Return each line of the data below exactly, omitting any pictures.

===

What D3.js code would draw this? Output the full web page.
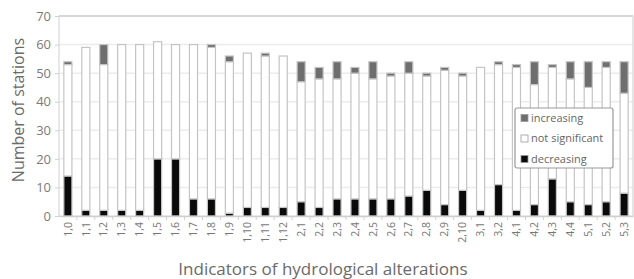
<html>
<head>
<script src="https://cdnjs.cloudflare.com/ajax/libs/d3/7.8.5/d3.min.js"></script>
<style>
  body { margin: 0; background: #fff; font-family: 'Open Sans', sans-serif; }
  svg text { fill: #6f6f6f; }
</style>
</head>
<body>
<svg id="svg" width="634" height="279"></svg>
<script>
var categories = ["1,0","1,1","1,2","1,3","1,4","1,5","1,6","1,7","1,8","1,9","1,10","1,11","1,12",
  "2,1","2,2","2,3","2,4","2,5","2,6","2,7","2,8","2,9","2,10","3,1","3,2",
  "4,1","4,2","4,3","4,4","5,1","5,2","5,3"];
var decreasing     = [14, 2, 2, 2, 2,20,20, 6, 6, 1, 3, 3, 3, 5, 3, 6, 6, 6, 6, 7, 9, 4, 9, 2,11, 2, 4,13, 5, 4, 5, 8];
var notSignificant = [39,57,51,58,58,41,40,54,53,53,54,53,53,42,45,42,44,42,43,43,40,47,40,50,42,50,42,39,43,41,47,35];
var increasing     = [ 1, 0, 7, 0, 0, 0, 0, 0, 1, 2, 0, 1, 0, 7, 4, 6, 2, 6, 1, 4, 1, 1, 1, 0, 1, 1, 8, 1, 6, 9, 2,11];
var yTicks = [0,10,20,30,40,50,60,70];

var svg = d3.select("svg");
var plotLeft = 59, plotRight = 633, plotTop = 16, plotBottom = 216;

var x = d3.scaleBand().domain(categories).range([plotLeft, plotRight]).paddingInner(0.55).paddingOuter(0.27);
var y = d3.scaleLinear().domain([0,70]).range([plotBottom, plotTop]);

// grid
svg.append("g").selectAll("line").data(yTicks).enter().append("line")
  .attr("x1", plotLeft).attr("x2", plotRight)
  .attr("y1", function(d){ return y(d); }).attr("y2", function(d){ return y(d); })
  .attr("stroke", function(d){ return d == 70 ? "#d6d6d6" : "#ececec"; })
  .attr("stroke-width", function(d){ return d == 70 ? 2 : 1.5; });
svg.append("line").attr("x1", plotRight).attr("x2", plotRight).attr("y1", plotTop).attr("y2", plotBottom)
  .attr("stroke", "#dcdcdc").attr("stroke-width", 1.5);
svg.append("line").attr("x1", plotLeft).attr("x2", plotLeft).attr("y1", plotTop).attr("y2", plotBottom)
  .attr("stroke", "#d8d8d8").attr("stroke-width", 1.2);

// stacked data
var rows = categories.map(function(c, i){
  return {cat: c, decreasing: decreasing[i], notSignificant: notSignificant[i], increasing: increasing[i]};
});
var stack = d3.stack().keys(["decreasing","notSignificant","increasing"])(rows);
var fills = {decreasing: "#0a0a0a", notSignificant: "#ffffff", increasing: "#6e6e6e"};

svg.append("g").selectAll("g").data(stack).enter().append("g")
  .attr("fill", function(s){ return fills[s.key]; })
  .selectAll("rect").data(function(s){ return s; }).enter().append("rect")
  .attr("x", function(d){ return x(d.data.cat); })
  .attr("width", x.bandwidth())
  .attr("y", function(d){ return y(d[1]); })
  .attr("height", function(d){ return Math.max(0, y(d[0]) - y(d[1])); })
  .attr("stroke", "#c4c4c4").attr("stroke-width", 1.2);

// x axis
var xAxis = svg.append("g").attr("transform", "translate(0," + plotBottom + ")")
  .call(d3.axisBottom(x).tickSize(0).tickPadding(6));
xAxis.select(".domain").attr("stroke", "#cfcfcf").attr("stroke-width", 1.5);
xAxis.selectAll("text")
  .attr("transform", "rotate(-90)")
  .attr("text-anchor", "end")
  .attr("x", -6).attr("y", 0).attr("dy", "0.35em")
  .style("font-size", "10.5px").style("font-family", "'Open Sans', sans-serif").style("fill", "#777");
// small separators between categories
svg.append("g").selectAll("line").data(categories.slice(1)).enter().append("line")
  .attr("x1", function(d){ return x(d) - x.step()*x.paddingInner()/2; })
  .attr("x2", function(d){ return x(d) - x.step()*x.paddingInner()/2; })
  .attr("y1", plotBottom).attr("y2", plotBottom + 4)
  .attr("stroke", "#d0d0d0").attr("stroke-width", 1);

// y axis
var yAxis = svg.append("g").attr("transform", "translate(" + plotLeft + ",0)")
  .call(d3.axisLeft(y).tickValues(yTicks).tickSize(4).tickPadding(4));
yAxis.select(".domain").remove();
yAxis.selectAll(".tick line").attr("stroke", "#d0d0d0");
yAxis.selectAll("text").style("font-size", "13px").style("font-family", "'Open Sans', sans-serif").style("fill", "#7a7a7a");

// axis titles
svg.append("text").attr("x", 323).attr("y", 275).attr("text-anchor", "middle")
  .style("font-size", "17px").style("fill", "#6a6a6a").text("Indicators of hydrological alterations");
svg.append("text").attr("transform", "translate(24,110) rotate(-90)").attr("text-anchor", "middle")
  .style("font-size", "16px").style("fill", "#6a6a6a").text("Number of stations");

// legend
var legend = svg.append("g").attr("transform", "translate(515,108)");
legend.append("rect").attr("width", 98).attr("height", 60).attr("rx", 2)
  .attr("fill", "#fff").attr("stroke", "#999").attr("stroke-width", 1.2);
var legendItems = [["increasing","increasing"],["not significant","notSignificant"],["decreasing","decreasing"]];
legendItems.forEach(function(it, i){
  var g = legend.append("g").attr("transform", "translate(6," + (10 + i*20.5) + ")");
  g.append("rect").attr("x", 0).attr("y", -3.5).attr("width", 7).attr("height", 7)
    .attr("fill", fills[it[1]]).attr("stroke", "#999").attr("stroke-width", 0.8);
  g.append("text").attr("x", 10).attr("y", 0).attr("dy", "0.35em")
    .style("font-size", "11px").style("fill", "#666").text(it[0]);
});
</script>
</body>
</html>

===

§ **Output of the exercise**:
What D3.js code would draw this? Output the full web page.
<html>
<head>
<script src="https://cdnjs.cloudflare.com/ajax/libs/d3/7.8.5/d3.min.js"></script>
<style>
  body { margin: 0; background: #fff; font-family: 'Open Sans', sans-serif; }
  svg text { fill: #6f6f6f; }
</style>
</head>
<body>
<svg id="svg" width="634" height="279"></svg>
<script>
var categories = ["1,0","1,1","1,2","1,3","1,4","1,5","1,6","1,7","1,8","1,9","1,10","1,11","1,12",
  "2,1","2,2","2,3","2,4","2,5","2,6","2,7","2,8","2,9","2,10","3,1","3,2",
  "4,1","4,2","4,3","4,4","5,1","5,2","5,3"];
var decreasing     = [14, 2, 2, 2, 2,20,20, 6, 6, 1, 3, 3, 3, 5, 3, 6, 6, 6, 6, 7, 9, 4, 9, 2,11, 2, 4,13, 5, 4, 5, 8];
var notSignificant = [39,57,51,58,58,41,40,54,53,53,54,53,53,42,45,42,44,42,43,43,40,47,40,50,42,50,42,39,43,41,47,35];
var increasing     = [ 1, 0, 7, 0, 0, 0, 0, 0, 1, 2, 0, 1, 0, 7, 4, 6, 2, 6, 1, 4, 1, 1, 1, 0, 1, 1, 8, 1, 6, 9, 2,11];
var yTicks = [0,10,20,30,40,50,60,70];

var svg = d3.select("svg");
var plotLeft = 59, plotRight = 633, plotTop = 16, plotBottom = 216;

var x = d3.scaleBand().domain(categories).range([plotLeft, plotRight]).paddingInner(0.55).paddingOuter(0.27);
var y = d3.scaleLinear().domain([0,70]).range([plotBottom, plotTop]);

// grid
svg.append("g").selectAll("line").data(yTicks).enter().append("line")
  .attr("x1", plotLeft).attr("x2", plotRight)
  .attr("y1", function(d){ return y(d); }).attr("y2", function(d){ return y(d); })
  .attr("stroke", function(d){ return d == 70 ? "#d6d6d6" : "#ececec"; })
  .attr("stroke-width", function(d){ return d == 70 ? 2 : 1.5; });
svg.append("line").attr("x1", plotRight).attr("x2", plotRight).attr("y1", plotTop).attr("y2", plotBottom)
  .attr("stroke", "#dcdcdc").attr("stroke-width", 1.5);
svg.append("line").attr("x1", plotLeft).attr("x2", plotLeft).attr("y1", plotTop).attr("y2", plotBottom)
  .attr("stroke", "#d8d8d8").attr("stroke-width", 1.2);

// stacked data
var rows = categories.map(function(c, i){
  return {cat: c, decreasing: decreasing[i], notSignificant: notSignificant[i], increasing: increasing[i]};
});
var stack = d3.stack().keys(["decreasing","notSignificant","increasing"])(rows);
var fills = {decreasing: "#0a0a0a", notSignificant: "#ffffff", increasing: "#6e6e6e"};

svg.append("g").selectAll("g").data(stack).enter().append("g")
  .attr("fill", function(s){ return fills[s.key]; })
  .selectAll("rect").data(function(s){ return s; }).enter().append("rect")
  .attr("x", function(d){ return x(d.data.cat); })
  .attr("width", x.bandwidth())
  .attr("y", function(d){ return y(d[1]); })
  .attr("height", function(d){ return Math.max(0, y(d[0]) - y(d[1])); })
  .attr("stroke", "#c4c4c4").attr("stroke-width", 1.2);

// x axis
var xAxis = svg.append("g").attr("transform", "translate(0," + plotBottom + ")")
  .call(d3.axisBottom(x).tickSize(0).tickPadding(6));
xAxis.select(".domain").attr("stroke", "#cfcfcf").attr("stroke-width", 1.5);
xAxis.selectAll("text")
  .attr("transform", "rotate(-90)")
  .attr("text-anchor", "end")
  .attr("x", -6).attr("y", 0).attr("dy", "0.35em")
  .style("font-size", "10.5px").style("font-family", "'Open Sans', sans-serif").style("fill", "#777");
// small separators between categories
svg.append("g").selectAll("line").data(categories.slice(1)).enter().append("line")
  .attr("x1", function(d){ return x(d) - x.step()*x.paddingInner()/2; })
  .attr("x2", function(d){ return x(d) - x.step()*x.paddingInner()/2; })
  .attr("y1", plotBottom).attr("y2", plotBottom + 4)
  .attr("stroke", "#d0d0d0").attr("stroke-width", 1);

// y axis
var yAxis = svg.append("g").attr("transform", "translate(" + plotLeft + ",0)")
  .call(d3.axisLeft(y).tickValues(yTicks).tickSize(4).tickPadding(4));
yAxis.select(".domain").remove();
yAxis.selectAll(".tick line").attr("stroke", "#d0d0d0");
yAxis.selectAll("text").style("font-size", "13px").style("font-family", "'Open Sans', sans-serif").style("fill", "#7a7a7a");

// axis titles
svg.append("text").attr("x", 323).attr("y", 275).attr("text-anchor", "middle")
  .style("font-size", "17px").style("fill", "#6a6a6a").text("Indicators of hydrological alterations");
svg.append("text").attr("transform", "translate(24,110) rotate(-90)").attr("text-anchor", "middle")
  .style("font-size", "16px").style("fill", "#6a6a6a").text("Number of stations");

// legend
var legend = svg.append("g").attr("transform", "translate(515,108)");
legend.append("rect").attr("width", 98).attr("height", 60).attr("rx", 2)
  .attr("fill", "#fff").attr("stroke", "#999").attr("stroke-width", 1.2);
var legendItems = [["increasing","increasing"],["not significant","notSignificant"],["decreasing","decreasing"]];
legendItems.forEach(function(it, i){
  var g = legend.append("g").attr("transform", "translate(6," + (10 + i*20.5) + ")");
  g.append("rect").attr("x", 0).attr("y", -3.5).attr("width", 7).attr("height", 7)
    .attr("fill", fills[it[1]]).attr("stroke", "#999").attr("stroke-width", 0.8);
  g.append("text").attr("x", 10).attr("y", 0).attr("dy", "0.35em")
    .style("font-size", "11px").style("fill", "#666").text(it[0]);
});
</script>
</body>
</html>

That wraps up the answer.